### Supplied information
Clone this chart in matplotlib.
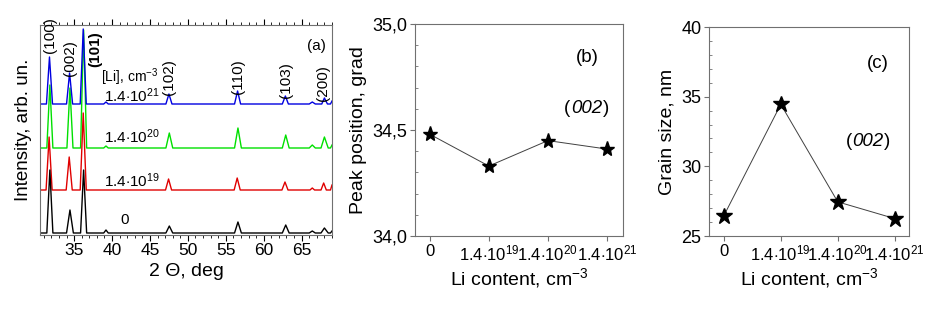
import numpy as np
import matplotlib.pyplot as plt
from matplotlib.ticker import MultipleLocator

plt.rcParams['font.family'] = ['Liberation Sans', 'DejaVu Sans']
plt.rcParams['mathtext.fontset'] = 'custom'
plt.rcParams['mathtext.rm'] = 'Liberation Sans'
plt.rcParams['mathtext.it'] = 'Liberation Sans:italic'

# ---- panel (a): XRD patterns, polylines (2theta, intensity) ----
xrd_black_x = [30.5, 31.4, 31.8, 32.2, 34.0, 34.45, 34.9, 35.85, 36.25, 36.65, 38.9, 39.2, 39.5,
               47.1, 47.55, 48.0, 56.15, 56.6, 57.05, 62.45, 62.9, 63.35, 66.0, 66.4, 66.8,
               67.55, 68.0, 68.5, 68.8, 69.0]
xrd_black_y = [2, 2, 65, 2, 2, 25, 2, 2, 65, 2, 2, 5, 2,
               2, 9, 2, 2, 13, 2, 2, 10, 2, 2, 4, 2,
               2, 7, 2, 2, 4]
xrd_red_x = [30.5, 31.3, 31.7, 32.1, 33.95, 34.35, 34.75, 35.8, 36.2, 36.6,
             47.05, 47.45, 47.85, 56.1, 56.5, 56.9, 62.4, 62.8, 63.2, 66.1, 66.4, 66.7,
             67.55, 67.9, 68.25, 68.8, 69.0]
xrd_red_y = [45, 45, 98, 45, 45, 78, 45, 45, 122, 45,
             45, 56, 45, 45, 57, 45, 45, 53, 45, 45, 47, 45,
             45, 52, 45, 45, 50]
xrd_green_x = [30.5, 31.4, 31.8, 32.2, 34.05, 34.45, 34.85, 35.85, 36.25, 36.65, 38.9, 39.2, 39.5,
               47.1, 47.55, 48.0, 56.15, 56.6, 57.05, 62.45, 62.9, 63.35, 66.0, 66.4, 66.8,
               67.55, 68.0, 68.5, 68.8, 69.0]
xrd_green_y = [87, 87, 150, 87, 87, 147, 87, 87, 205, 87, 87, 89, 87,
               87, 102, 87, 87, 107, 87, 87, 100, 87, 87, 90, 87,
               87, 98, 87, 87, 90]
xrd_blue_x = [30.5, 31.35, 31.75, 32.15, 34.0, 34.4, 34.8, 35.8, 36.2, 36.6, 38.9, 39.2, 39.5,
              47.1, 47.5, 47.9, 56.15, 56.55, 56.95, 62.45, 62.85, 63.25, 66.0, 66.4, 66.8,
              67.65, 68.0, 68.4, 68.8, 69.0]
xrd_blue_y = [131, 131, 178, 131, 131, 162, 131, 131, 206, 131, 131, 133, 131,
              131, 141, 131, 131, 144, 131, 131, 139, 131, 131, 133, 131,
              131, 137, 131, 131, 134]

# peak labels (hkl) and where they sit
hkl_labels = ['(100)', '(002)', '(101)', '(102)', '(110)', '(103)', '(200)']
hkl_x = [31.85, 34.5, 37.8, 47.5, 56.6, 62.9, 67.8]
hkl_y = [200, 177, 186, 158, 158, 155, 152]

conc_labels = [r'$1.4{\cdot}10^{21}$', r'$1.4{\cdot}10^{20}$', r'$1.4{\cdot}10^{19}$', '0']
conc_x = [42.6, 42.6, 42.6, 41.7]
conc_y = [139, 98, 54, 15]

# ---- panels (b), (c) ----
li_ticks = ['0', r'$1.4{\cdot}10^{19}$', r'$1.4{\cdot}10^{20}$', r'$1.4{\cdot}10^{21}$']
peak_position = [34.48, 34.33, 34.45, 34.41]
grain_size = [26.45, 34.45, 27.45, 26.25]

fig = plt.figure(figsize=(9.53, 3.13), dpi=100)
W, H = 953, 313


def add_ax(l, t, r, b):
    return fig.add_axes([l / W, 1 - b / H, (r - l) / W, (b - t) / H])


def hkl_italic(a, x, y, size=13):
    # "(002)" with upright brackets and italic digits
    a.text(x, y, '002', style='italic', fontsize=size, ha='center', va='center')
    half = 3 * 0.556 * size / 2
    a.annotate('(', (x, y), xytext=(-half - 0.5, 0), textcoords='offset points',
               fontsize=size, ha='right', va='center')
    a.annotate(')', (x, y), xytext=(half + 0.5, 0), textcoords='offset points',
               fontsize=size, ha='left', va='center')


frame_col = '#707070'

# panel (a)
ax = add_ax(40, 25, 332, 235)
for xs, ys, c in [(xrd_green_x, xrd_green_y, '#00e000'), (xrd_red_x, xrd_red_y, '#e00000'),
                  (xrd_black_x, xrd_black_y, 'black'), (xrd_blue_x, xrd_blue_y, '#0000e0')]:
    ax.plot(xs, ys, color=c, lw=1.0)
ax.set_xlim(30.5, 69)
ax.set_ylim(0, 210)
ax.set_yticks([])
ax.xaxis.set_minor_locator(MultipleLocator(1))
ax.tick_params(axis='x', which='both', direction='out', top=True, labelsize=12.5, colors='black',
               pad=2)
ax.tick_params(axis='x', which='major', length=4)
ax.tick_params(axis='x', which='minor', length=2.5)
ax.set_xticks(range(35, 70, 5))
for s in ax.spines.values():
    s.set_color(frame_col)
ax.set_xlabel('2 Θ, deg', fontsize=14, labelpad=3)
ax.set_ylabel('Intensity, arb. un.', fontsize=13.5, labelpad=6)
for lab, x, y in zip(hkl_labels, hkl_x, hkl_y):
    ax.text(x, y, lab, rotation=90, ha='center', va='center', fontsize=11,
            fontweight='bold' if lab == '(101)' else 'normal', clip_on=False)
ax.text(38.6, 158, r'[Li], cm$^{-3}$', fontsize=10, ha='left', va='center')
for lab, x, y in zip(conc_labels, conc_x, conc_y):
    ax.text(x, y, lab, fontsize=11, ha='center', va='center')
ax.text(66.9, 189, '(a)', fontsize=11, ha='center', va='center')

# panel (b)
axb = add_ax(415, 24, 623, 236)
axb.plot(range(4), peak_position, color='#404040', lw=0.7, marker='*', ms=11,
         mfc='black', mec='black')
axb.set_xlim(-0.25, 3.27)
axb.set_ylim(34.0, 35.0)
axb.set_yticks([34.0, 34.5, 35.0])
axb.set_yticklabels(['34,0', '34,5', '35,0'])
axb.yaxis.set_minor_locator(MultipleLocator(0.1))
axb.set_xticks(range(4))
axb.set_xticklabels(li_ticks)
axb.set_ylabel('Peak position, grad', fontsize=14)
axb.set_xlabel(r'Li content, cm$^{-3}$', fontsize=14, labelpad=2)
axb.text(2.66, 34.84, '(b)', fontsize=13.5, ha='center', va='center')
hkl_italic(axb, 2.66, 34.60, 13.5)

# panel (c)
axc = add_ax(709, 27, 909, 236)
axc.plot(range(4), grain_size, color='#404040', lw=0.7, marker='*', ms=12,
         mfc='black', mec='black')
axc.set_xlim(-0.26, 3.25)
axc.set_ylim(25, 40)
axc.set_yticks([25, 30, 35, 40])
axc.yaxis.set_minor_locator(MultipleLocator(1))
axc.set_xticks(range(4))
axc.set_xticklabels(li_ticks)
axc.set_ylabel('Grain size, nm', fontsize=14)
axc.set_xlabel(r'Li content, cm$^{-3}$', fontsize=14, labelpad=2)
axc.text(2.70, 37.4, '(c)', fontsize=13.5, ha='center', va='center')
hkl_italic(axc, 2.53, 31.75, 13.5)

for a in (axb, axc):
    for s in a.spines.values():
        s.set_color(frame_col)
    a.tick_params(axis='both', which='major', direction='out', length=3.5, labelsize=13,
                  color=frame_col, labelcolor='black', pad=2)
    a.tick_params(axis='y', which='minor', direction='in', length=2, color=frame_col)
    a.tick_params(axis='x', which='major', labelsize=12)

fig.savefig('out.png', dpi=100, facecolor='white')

### Goal
From the first line of the listing above, repeat every line through the one holding "plt.rcParams['mathtext.it'] = 'Liberation". Both ends count, and pictures stay out.

### Solution
Clone this chart in matplotlib.
import numpy as np
import matplotlib.pyplot as plt
from matplotlib.ticker import MultipleLocator

plt.rcParams['font.family'] = ['Liberation Sans', 'DejaVu Sans']
plt.rcParams['mathtext.fontset'] = 'custom'
plt.rcParams['mathtext.rm'] = 'Liberation Sans'
plt.rcParams['mathtext.it'] = 'Liberation Sans:italic'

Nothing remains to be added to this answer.